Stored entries
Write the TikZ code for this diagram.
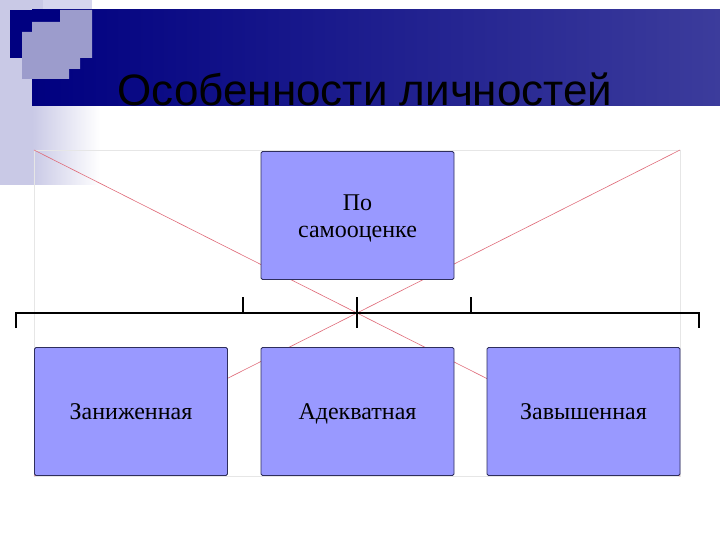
\documentclass[tikz,border=0pt]{standalone}
\usepackage{fontspec}
\setmainfont{Liberation Serif}
\newfontfamily\titlefont{Liberation Sans}
\newcommand{\bxstrut}{\rule[-5pt]{0pt}{26pt}}
\begin{document}
\begin{tikzpicture}[x=1pt,y=-1pt,
  box/.style={draw=boxline, fill=boxfill, line width=0.9pt, rounded corners=1.5pt,
    minimum width=193pt, minimum height=128pt, inner sep=0pt, align=center,
    font=\fontsize{24}{27}\selectfont, text=black},
  redline/.style={draw=redl, line width=0.6pt},
  brace/.style={draw=black, line width=2.2pt}]
\definecolor{boxfill}{HTML}{9999FF}
\definecolor{boxline}{HTML}{2E2E5C}
\definecolor{redl}{HTML}{E06A78}
\definecolor{stripc}{HTML}{C9C9E6}
\definecolor{paletop}{HTML}{D6D6EE}
\definecolor{navyL}{HTML}{000080}
\definecolor{navyR}{HTML}{3C3C9C}
\definecolor{lightsq}{HTML}{9C9CCC}
\definecolor{framec}{HTML}{E6E6E6}
\useasboundingbox (0,0) rectangle (720,540);
\fill[white] (0,0) rectangle (720,540);
% left strip with fade
\fill[stripc] (0,0) rectangle (32,185);
\shade[left color=stripc, right color=white] (32,10) rectangle (100,185);
\fill[paletop] (43,0) rectangle (92,10);
\fill[stripc] (0,0) rectangle (43,10);
% banner
\shade[left color=navyL, right color=navyR] (32,10) rectangle (720,106);
\fill[navyL] (10,10) rectangle (60,58);
\fill[lightsq] (32,22) -- (60,22) -- (60,10) -- (92,10) -- (92,58) -- (80,58) -- (80,69)
  -- (69,69) -- (69,79) -- (22,79) -- (22,32) -- (32,32) -- cycle;
% title
\node[anchor=base, font=\titlefont\fontsize{44}{48}\selectfont, text=black, inner sep=0pt]
  (title) at (365,106) {Особенности личностей};
% frame
\draw[framec, line width=0.6pt] (34,150) rectangle (680,476);
\coordinate (tl) at (34,150);
\coordinate (tr) at (680,150);
\coordinate (bl) at (34,476);
\coordinate (br) at (680,476);
\draw[redline] (tl) -- (br);
\draw[redline] (tr) -- (bl);
% boxes
\node[box] (top) at (357.5,215.5) {\bxstrut По\\\bxstrut самооценке};
\node[box] (low) at (131,411.5) {\bxstrut Заниженная};
\node[box] (adq) at (357.5,411.5) {\bxstrut Адекватная};
\node[box] (high) at (583.5,411.5) {\bxstrut Завышенная};
% bracket
\coordinate (bL) at (16,313);
\coordinate (bR) at (699,313);
\coordinate (bLd) at (16,328);
\coordinate (bRd) at (699,328);
\coordinate (cu) at (357,297);
\coordinate (cd) at (357,328);
\coordinate (t1) at (243,297);
\coordinate (t1b) at (243,313);
\coordinate (t2) at (471,297);
\coordinate (t2b) at (471,313);
\draw[brace] (bLd) -- (bL) -- (bR) -- (bRd);
\draw[brace] (cu) -- (cd);
\draw[brace] (t1) -- (t1b);
\draw[brace] (t2) -- (t2b);
\end{tikzpicture}
\end{document}
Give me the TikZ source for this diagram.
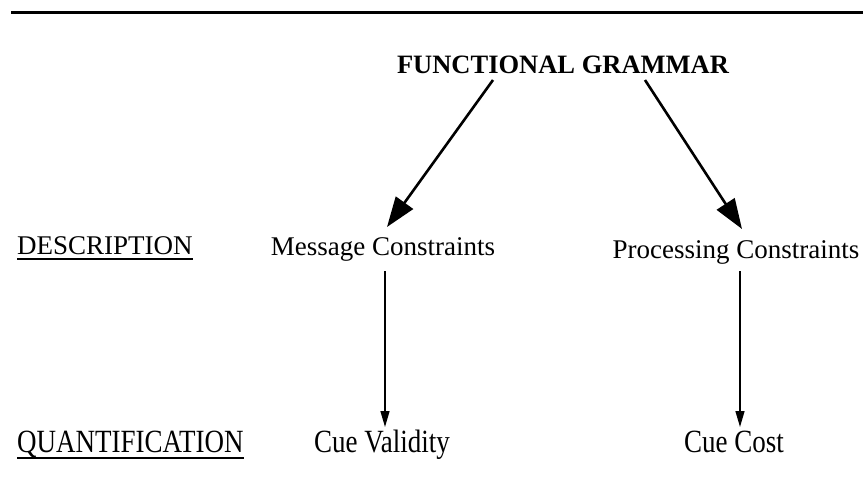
\documentclass[tikz,border=0pt]{standalone}
\usepackage{fontspec}
\setmainfont{Liberation Serif}
\usetikzlibrary{arrows.meta}

\tikzset{
  lbl/.style={anchor=base, inner sep=0pt, font=\fontsize{27}{31}\selectfont},
  tall/.style={lbl, yscale=1.2},
  heading/.style={lbl, font=\fontsize{26.5}{31}\selectfont\bfseries},
  rule/.style={line width=3pt},
  bigarrow/.style={line width=2.6pt, -{Triangle[length=30pt,width=21pt]}},
  smallarrow/.style={line width=1.4pt, -{Triangle[length=16pt,width=9pt]}},
  uline/.style={line width=1.3pt}
}

\begin{document}
\begin{tikzpicture}[x=1pt,y=-1pt]
  \useasboundingbox (0,0) rectangle (863,498);

  % top rule
  \coordinate (ruleL) at (11,12);
  \coordinate (ruleR) at (863,12);
  \draw[rule] (ruleL) -- (ruleR);

  % title
  \node[heading] (title) at (563,73) {FUNCTIONAL GRAMMAR};

  % row labels
  \node[lbl, anchor=base west] (desc) at (17,254) {DESCRIPTION};
  \draw[uline] ([yshift=-5pt]desc.base west) -- ([yshift=-5pt]desc.base east);
  \node[tall, anchor=base west] (quant) at (17,452) {QUANTIFICATION};
  \draw[uline] ([yshift=-6pt]quant.base west) -- ([yshift=-6pt]quant.base east);

  % description row
  \node[lbl] (msg) at (383,255) {Message Constraints};
  \node[lbl] (proc) at (736,258) {Processing Constraints};

  % quantification row
  \node[tall] (cval) at (382,452) {Cue Validity};
  \node[tall] (ccost) at (734,452) {Cue Cost};

  % connector end points
  \coordinate (tL) at (493,80);
  \coordinate (tR) at (645,80);
  \coordinate (mTop) at (387,227);
  \coordinate (pTop) at (742,229);
  \coordinate (mBot) at (385,271);
  \coordinate (pBot) at (740,271);
  \coordinate (vTop) at (385,427);
  \coordinate (cTop) at (740,427);

  \draw[bigarrow] (tL) -- (mTop);
  \draw[bigarrow] (tR) -- (pTop);
  \draw[smallarrow] (mBot) -- (vTop);
  \draw[smallarrow] (pBot) -- (cTop);
\end{tikzpicture}
\end{document}
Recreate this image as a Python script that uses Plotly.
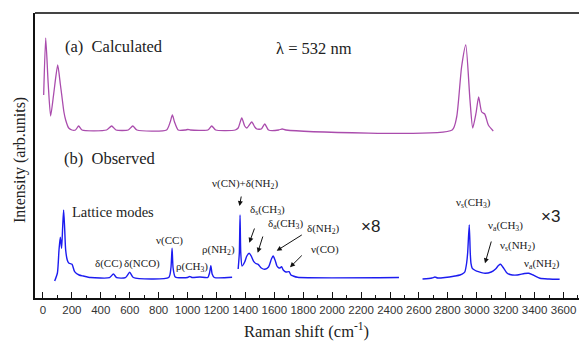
import plotly.graph_objects as go

# ---- data (wavenumber cm^-1, intensity arb. units with offset) ----
calc_x = [5, 19, 36, 53, 75, 102, 120, 129, 145, 157, 178, 200,
          225, 247, 270, 440, 475, 505, 590, 621, 650,
          855, 880, 895, 910, 935, 985, 1001, 1020,
          1140, 1167, 1195, 1330, 1350, 1375, 1395, 1410, 1444, 1465, 1479, 1510, 1534, 1560,
          1630, 1654, 1680, 2830, 2861, 2895, 2924, 2953, 2972, 2995, 3013, 3034, 3055, 3080, 3114]
calc_y = [203, 260, 215, 182, 205, 233, 214, 204, 186, 178, 170, 168,
          168, 172, 168, 168, 172, 168, 168, 172, 168,
          168, 176, 183, 176, 168, 168, 168.5, 168,
          168, 172, 168, 168, 170, 180, 172, 170, 176, 171, 169, 169, 174, 168,
          168, 169, 168, 168, 181, 231, 253, 198, 170, 185, 201, 186, 184, 173, 167]

obs1_x = [81, 100, 111, 120, 129, 136, 143, 150, 157, 168, 178, 201, 219, 250, 279, 330,
          460, 487, 510, 570, 600, 625, 870, 885, 893, 900, 915,
          1000, 1015, 1030, 1085, 1140, 1152, 1161, 1170, 1185, 1308]
obs1_y = [17, 25, 48, 60.7, 49.7, 70, 88, 70, 48, 38, 35, 33.7, 26.3, 23, 22, 20.5,
          20.3, 24, 20.3, 20.3, 25.7, 20.5, 20.5, 30, 49.7, 30, 21,
          20.5, 21.5, 20.5, 21, 20.5, 25, 32.3, 24, 20.5, 20.7]

obs2_x = [1350, 1358, 1363, 1368, 1377, 1395, 1410, 1426, 1440, 1458, 1472, 1488, 1510, 1534,
          1560, 1580, 1592, 1605, 1618, 1626, 1640, 1650, 1662, 1680, 1702, 1715, 1730, 1760, 2462]
obs2_y = [29, 45, 83, 45, 32, 36, 42, 44.7, 42, 36.3, 34.5, 33.7, 30, 28.7,
          31, 39, 42, 38, 32, 30.7, 30, 31.3, 28, 26, 26.3, 23, 22, 20.7, 20.5]

obs3_x = [2625, 2690, 2711, 2730, 2780, 2850, 2884, 2910, 2918, 2930, 2937, 2948, 2955, 2960, 2969,
          2990, 3011, 3057, 3100, 3130, 3150, 3165, 3180, 3207, 3230, 3280, 3330, 3360, 3390,
          3437, 3500, 3573]
obs3_y = [19, 20, 21, 20, 20.5, 22, 23, 25, 26.3, 35, 45, 73, 45, 34.7, 29.7,
          27.5, 26.3, 24.7, 26, 29, 32.5, 33.7, 31, 25.3, 23.5, 23, 24.5, 24.7, 23,
          19.7, 19, 18.7]

tick_vals = list(range(0, 3601, 200))
tick_text = [str(v) for v in tick_vals]

# ---- layout helpers (pixel -> paper) ----
W, H = 579, 342
L, R, T, B = 35, 0, 13, 44
PW, PH = W - L - R, H - T - B

def px(x):
    return (x - L) / PW

def py(y):
    return (H - B - y) / PH

PURPLE = "#aa4cad"
BLUE = "#1c1cf0"
SERIF = "Liberation Serif, Times New Roman, Times, serif"
SANS = "Liberation Sans, Arial, Helvetica, sans-serif"

fig = go.Figure()
fig.add_trace(go.Scatter(x=calc_x, y=calc_y, mode="lines",
                         line=dict(color=PURPLE, width=1.3, shape="spline", smoothing=0.6),
                         showlegend=False, hoverinfo="skip"))
for xs, ys in [(obs1_x, obs1_y), (obs2_x, obs2_y), (obs3_x, obs3_y)]:
    fig.add_trace(go.Scatter(x=xs, y=ys, mode="lines",
                             line=dict(color=BLUE, width=1.4, shape="spline", smoothing=0.6),
                             showlegend=False, hoverinfo="skip"))

ann = []

def text(t, x, y, size=11, anchor="center", font=SERIF, color="#222"):
    ann.append(dict(text=t, x=px(x), y=py(y), xref="paper", yref="paper",
                    xanchor=anchor, yanchor="middle", showarrow=False,
                    font=dict(family=font, size=size, color=color)))

def arrow(tx, ty, hx, hy):
    ann.append(dict(text="", x=px(hx), y=py(hy), xref="paper", yref="paper",
                    ax=tx - hx, ay=ty - hy, showarrow=True, arrowhead=2,
                    arrowsize=1, arrowwidth=1, arrowcolor="#111"))

text("(a)  Calculated", 63, 46, 16.5, "left")
text("λ = 532 nm", 274, 49, 16.5, "left")
text("(b)  Observed", 62, 158, 16.5, "left")
text("Lattice modes", 70, 212, 14.5, "left")
text("δ(CC)", 109, 263, 11)
text("δ(NCO)", 142, 263, 11)
text("ν(CC)", 169, 240, 11)
text("ρ(CH<sub>3</sub>)", 192, 267, 11)
text("ρ(NH<sub>2</sub>)", 218, 250, 11)
text("ν(CN)+δ(NH<sub>2</sub>)", 245, 184, 11)
text("δ<sub>s</sub>(CH<sub>3</sub>)", 267, 210, 11)
text("δ<sub>a</sub>(CH<sub>3</sub>)", 285, 224, 11)
text("δ(NH<sub>2</sub>)", 323, 229, 11)
text("ν(CO)", 325, 249, 11)
text("×8", 370, 226, 17, font=SANS)
text("ν<sub>s</sub>(CH<sub>3</sub>)", 473, 203, 11)
text("ν<sub>a</sub>(CH<sub>3</sub>)", 505, 226, 11)
text("ν<sub>s</sub>(NH<sub>2</sub>)", 517, 246, 11)
text("ν<sub>a</sub>(NH<sub>2</sub>)", 542, 264, 11)
text("×3", 550, 216, 17, font=SANS)

arrow(241.5, 195, 239.5, 206)
arrow(255, 227, 249.3, 242.7)
arrow(263.3, 235, 257.7, 252.7)
arrow(303.3, 234, 276.7, 250.7)
arrow(303.3, 254, 290, 267.3)
arrow(491.7, 240, 485, 263.3)

# axis titles as annotations for exact placement
ann.append(dict(text="Intensity (arb.units)", x=px(20), y=py(160), xref="paper", yref="paper",
                textangle=-90, showarrow=False, xanchor="center", yanchor="middle",
                font=dict(family=SERIF, size=16, color="#222")))
ann.append(dict(text="Raman shift (cm<sup>-1</sup>)", x=px(306), y=py(330), xref="paper", yref="paper",
                showarrow=False, xanchor="center", yanchor="middle",
                font=dict(family=SERIF, size=16.5, color="#222")))

shapes = [dict(type="line", xref="paper", yref="paper", x0=0, x1=1, y0=1, y1=1,
               line=dict(color="#444", width=2))]

fig.update_layout(
    width=W, height=H,
    margin=dict(l=L, r=R, t=T, b=B, autoexpand=False),
    paper_bgcolor="white", plot_bgcolor="white",
    annotations=ann, shapes=shapes,
    xaxis=dict(range=[-55, 3707], showgrid=False, zeroline=False, automargin=False,
               showline=True, linecolor="#111", linewidth=1.5,
               tickmode="array", tickvals=tick_vals, ticktext=tick_text,
               ticks="inside", ticklen=6, tickwidth=1.2, tickcolor="#111",
               minor=dict(dtick=100, tick0=0, ticks="inside", ticklen=3, tickwidth=1.2, tickcolor="#111"),
               tickfont=dict(family=SANS, size=11.5, color="#333")),
    yaxis=dict(range=[0, 285], showgrid=False, zeroline=False, showticklabels=False, automargin=False,
               ticks="", showline=True, linecolor="#111", linewidth=1.5),
)

fig.write_html("out.html", config={"displayModeBar": False},
               post_script="document.body.style.margin='0';document.body.style.padding='0';"
                           "document.body.style.overflow='hidden';")
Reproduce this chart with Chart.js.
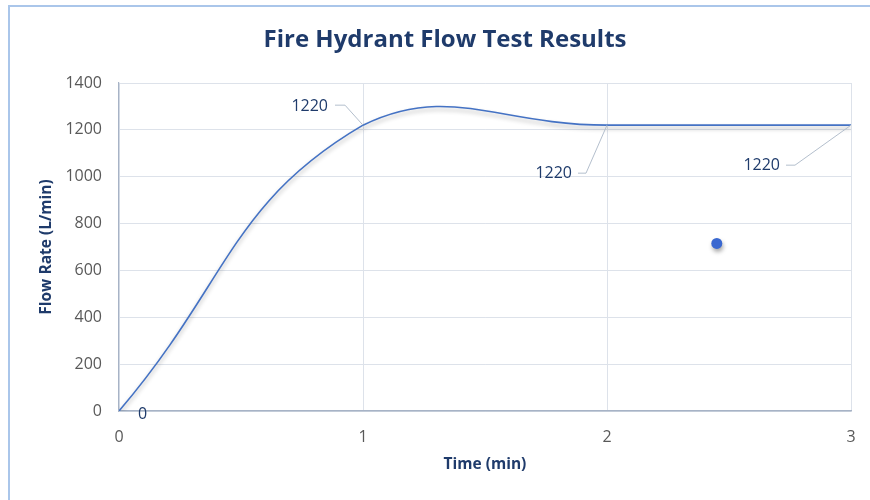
<!DOCTYPE html>
<html>
<head>
<meta charset="utf-8">
<script src="https://cdn.jsdelivr.net/npm/chart.js@4.4.1/dist/chart.umd.min.js"></script>
<style>
  html, body { margin: 0; padding: 0; background: #ffffff; }
  #wrap { width: 870px; height: 500px; position: relative; }
</style>
</head>
<body>
<div id="wrap"><canvas id="c" width="870" height="500"></canvas></div>
<script>
// ---- data ----
const timeMin = [0, 1, 2, 3];
const flowRate = [0, 1220, 1220, 1220];
const pointLabels = ['0', '1220', '1220', '1220'];
const extraTime = [2.45];
const extraFlow = [715];
const yTicks = [0, 200, 400, 600, 800, 1000, 1200, 1400];
const xTicks = [0, 1, 2, 3];
const chartTitle = 'Fire Hydrant Flow Test Results';

const FONT = "'Open Sans', 'Liberation Sans', sans-serif";
const DARK = '#1f3b6b';
const TICK = '#595959';

const linePoints = timeMin.map((t, i) => ({ x: t, y: flowRate[i] }));
const dotPoints = extraTime.map((t, i) => ({ x: t, y: extraFlow[i] }));

// label placement (offsets relative to the anchor point, in px)
const labelStyle = [
  { dx: 19, dy: 3, leader: null, align: 'left' },
  { dx: -35, dy: -19, leader: [[-18, -20], [-28, -20]], align: 'right' },
  { dx: -35, dy: 48, leader: [[-21, 48], [-29, 48]], align: 'right' },
  { dx: -71, dy: 40, leader: [[-56, 40], [-65, 40]], align: 'right' }
];

const framePlugin = {
  id: 'frame',
  beforeDraw(chart) {
    const ctx = chart.ctx;
    ctx.save();
    ctx.fillStyle = '#ffffff';
    ctx.fillRect(0, 0, chart.width, chart.height);
    ctx.strokeStyle = '#aac6ea';
    ctx.lineWidth = 2;
    ctx.beginPath();
    ctx.moveTo(9, 500);
    ctx.lineTo(9, 6);
    ctx.lineTo(870, 6);
    ctx.stroke();
    // chart title
    ctx.fillStyle = DARK;
    ctx.font = "bold 24px " + FONT;
    ctx.textAlign = 'center';
    ctx.textBaseline = 'middle';
    ctx.fillText(chartTitle, 445, 40);
    ctx.restore();
  }
};

const shadowPlugin = {
  id: 'shadow',
  beforeDatasetDraw(chart, args) {
    const ctx = chart.ctx;
    ctx.save();
    ctx.shadowColor = args.index === 0 ? 'rgba(0,0,0,0.30)' : 'rgba(0,0,0,0.35)';
    ctx.shadowBlur = 4;
    ctx.shadowOffsetX = args.index === 0 ? 0 : 1;
    ctx.shadowOffsetY = 3;
  },
  afterDatasetDraw(chart) {
    chart.ctx.restore();
  }
};

const labelPlugin = {
  id: 'pointLabels',
  afterDatasetsDraw(chart) {
    const ctx = chart.ctx;
    const xs = chart.scales.x, ys = chart.scales.y;
    ctx.save();
    timeMin.forEach((t, i) => {
      const px = xs.getPixelForValue(t);
      const py = ys.getPixelForValue(flowRate[i]);
      const st = labelStyle[i];
      if (st.leader) {
        ctx.strokeStyle = '#b4bfcd';
        ctx.lineWidth = 1;
        ctx.beginPath();
        ctx.moveTo(px, py);
        ctx.lineTo(px + st.leader[0][0], py + st.leader[0][1]);
        ctx.lineTo(px + st.leader[1][0], py + st.leader[1][1]);
        ctx.stroke();
      }
      ctx.fillStyle = DARK;
      ctx.font = "16px " + FONT;
      ctx.textAlign = st.align;
      ctx.textBaseline = 'middle';
      ctx.fillText(pointLabels[i], px + st.dx, py + st.dy);
    });
    ctx.restore();
  }
};

new Chart(document.getElementById('c'), {
  type: 'scatter',
  data: {
    datasets: [
      {
        data: linePoints,
        showLine: true,
        borderColor: '#4472c4',
        borderWidth: 1.6,
        pointRadius: 0,
        tension: 0.45,
        fill: false
      },
      {
        data: dotPoints,
        showLine: false,
        pointRadius: 5.5,
        pointBackgroundColor: '#3a68d0',
        pointBorderColor: '#3a68d0',
        pointBorderWidth: 0
      }
    ]
  },
  options: {
    responsive: false,
    animation: false,
    devicePixelRatio: 1,
    layout: { padding: { left: 0, right: 19, top: 83, bottom: 0 } },
    plugins: {
      legend: { display: false },
      tooltip: { enabled: false },
      title: { display: false }
    },
    scales: {
      x: {
        type: 'linear',
        min: 0, max: 3,
        afterBuildTicks(scale) { scale.ticks = xTicks.map(v => ({ value: v })); },
        afterFit(scale) { scale.height = 89; scale.paddingRight = 0; scale.paddingLeft = 0; },
        ticks: { color: TICK, font: { family: FONT, size: 16 }, padding: 17, callback: v => String(v) },
        grid: { color: '#dde2ea', lineWidth: 1, drawTicks: false },
        border: { color: '#a7b3c6', width: 1.5 },
        title: {
          display: true,
          text: 'Time (min)',
          color: DARK,
          font: { family: FONT, size: 15.5, weight: 'bold', lineHeight: 1.2 },
          padding: { top: 0, bottom: 26 }
        }
      },
      y: {
        type: 'linear',
        min: 0, max: 1400,
        afterBuildTicks(scale) { scale.ticks = yTicks.map(v => ({ value: v })); },
        afterFit(scale) { scale.width = 119; },
        ticks: { color: TICK, font: { family: FONT, size: 16 }, padding: 17, callback: v => String(v) },
        grid: { color: '#dde2ea', lineWidth: 1, drawTicks: false },
        border: { color: '#a7b3c6', width: 1.2 },
        title: {
          display: true,
          text: 'Flow Rate (L/min)',
          color: DARK,
          font: { family: FONT, size: 15.5, weight: 'bold', lineHeight: 1.2 },
          padding: { top: 37, bottom: 0 }
        }
      }
    }
  },
  plugins: [framePlugin, shadowPlugin, labelPlugin]
});
</script>
</body>
</html>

= Directions for this task =
Give back the exact lines above, running from the one that has "Give me the TikZ source for this diagram." through the one that has "(title) at (563,73)", with nothing added and no pictures.

= Output below =
Give me the TikZ source for this diagram.
\documentclass[tikz,border=0pt]{standalone}
\usepackage{fontspec}
\setmainfont{Liberation Serif}
\usetikzlibrary{arrows.meta}

\tikzset{
  lbl/.style={anchor=base, inner sep=0pt, font=\fontsize{27}{31}\selectfont},
  tall/.style={lbl, yscale=1.2},
  heading/.style={lbl, font=\fontsize{26.5}{31}\selectfont\bfseries},
  rule/.style={line width=3pt},
  bigarrow/.style={line width=2.6pt, -{Triangle[length=30pt,width=21pt]}},
  smallarrow/.style={line width=1.4pt, -{Triangle[length=16pt,width=9pt]}},
  uline/.style={line width=1.3pt}
}

\begin{document}
\begin{tikzpicture}[x=1pt,y=-1pt]
  \useasboundingbox (0,0) rectangle (863,498);

  % top rule
  \coordinate (ruleL) at (11,12);
  \coordinate (ruleR) at (863,12);
  \draw[rule] (ruleL) -- (ruleR);

  % title
  \node[heading] (title) at (563,73) {FUNCTIONAL GRAMMAR};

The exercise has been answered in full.